Federated Services: Helping Service Providers Play Catch-Up
With Google, Yahoo and others breathing down their necks, operators need to move beyond being bit carriers in order to stay in the game.
By Keith Willetts, Chairman, TM Forum
There’s nothing like a $44 billion bid to get the pulses of bankers racing, but what exactly does the offer from Microsoft to Yahoo really mean? I suppose the cynic in me looks at this move by Microsoft as their way of saying they have figured out Google’s strategy and have a cunning plan to outwit them.
All of Google’s investment in processing power, storage and now bandwidth and device resident software has to be going somewhere beyond just creating faster search tools that reach more people. I really think this is all about providing an end-to-end, managed platform on which Google or anyone else can mount applications and seamlessly get to most people in the world through a variety of devices, including PCs, televisions and mobile phones.
Although Google may want to dominate in this area, there are entities already in existence that do exactly all of this for a living today: the communications service providers of the world!
A Fragmented Market
Service providers are definitely keeping an eye on Google and will do whatever they can to push back into the space that Google is trying to get into and that potentially Microsoft is pushing into. But the problem they are facing is one of fragmentation, pure and simple.

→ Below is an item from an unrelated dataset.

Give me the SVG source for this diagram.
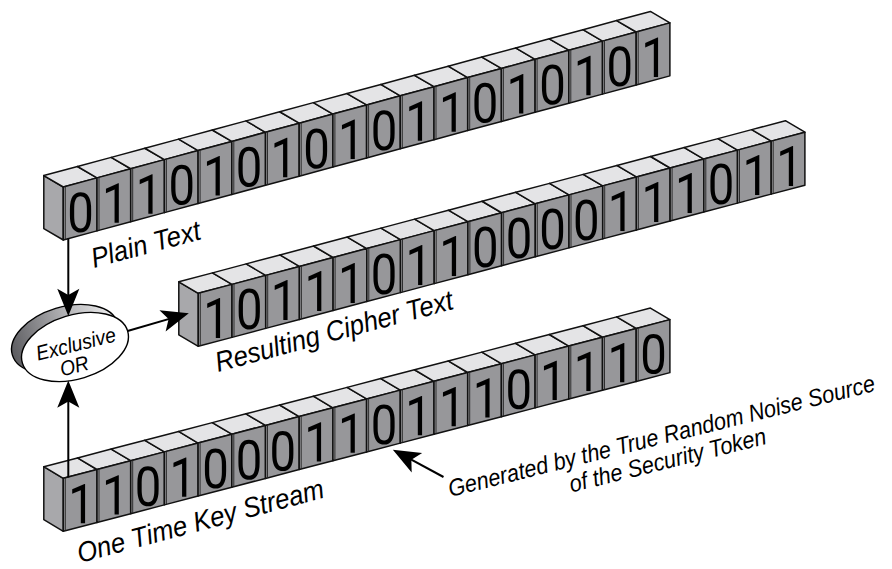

Companies like Google, Yahoo, MySpace and Facebook have all figured out that providing services on a country-by-country basis just doesn’t make sense. The ideal situation is to make a regional, or even better, a global service play.
These companies have also figured out that consumers would prefer to pay absolutely zero, so the money has to come from businesses that want to reach these people. Advertising is the most obvious choice but there are others like e-government, e-health companies and so on that would also like to work directly with consumers.
This is where the traditional communications companies fall flat on their faces. They usually will only provide services where they have a network infrastructure, which is usually in a single country or a handful of countries at best. If there were a choice of going with a single global platform to get you to your customer, and the alternative was to work with several hundred different operators in different ways on different contracts under different terms and conditions, you’d want to go with the simplest and cheapest method.
But fragmentation gets in the way of service delivery, which is why mobile advertising hasn’t taken off at all and mobile content hasn’t gone far. On the network level, the telecom operators have gotten their networks to work together very well. Whether it’s an IP network or the traditional phone network, anyone can connect up and not even have to think about it. It just works.
To translate this to the service side of the equation, communications service providers have got to get their act together around a common set of standards if they are going to allow the people who are upstream (like a Coca-Cola or a Disney) who want to use their channels to market to customers with content-based or ad-based services.
The providers have to get a small number of service level standards together in a federated way, so if looked at from outside it looks like a single thing when in reality it’s different companies providing different capabilities to different countries and different parts of the world. But to the all-important provider of the content, it looks like a single cohesive thing.
Service Providers Think Global
TM Forum can step in here through our Content Encounter, a ground-breaking, interactive vehicle for forcing the pace of flushing out the management issues of converged content services, and our Service Delivery Framework, which addresses end-to-end management of next-generation services.
The ultimate goal is to help providers create a service delivery platform that would allow them to construct new services quickly, easily and cheaply from reusable components. These components can be shared and exposed so other companies can use components from outside their own company. And if you can do that, it ought to be possible for you to glue them together into a seamless federation. But that takes standards, and that’s exactly what TM Forum is working on.
The opportunity exists for companies like Google to move far beyond its primary role as a search company. It is now in the process of developing a unifying platform for other people to put their services on. Google has also started making a play for the current spectrum bids in the U.S., and it’s buying bandwidth around the world. The intent of this is so they can offer people who want to get to market a way to do that. Whether it’s advertising or content, if Google carries on the way its going, the natural place you’d go to launch a new service is Google.
There may be absolutely nothing wrong with this if the world’s communications companies are content to just be bit carriers. But if they want to be the service provider, especially the service delivery platform of choice, then they’ve got to do more than just getting their own infrastructure.
Choice is good for everyone, and the more competition the better. What the telecom and cable companies have to do is to think global from a service perspective and look at how they can team together to provide emerging ‘upstream’ customers, like advertisers, with a seamless, global footprint. All it will take is a bit of vision and a few standards.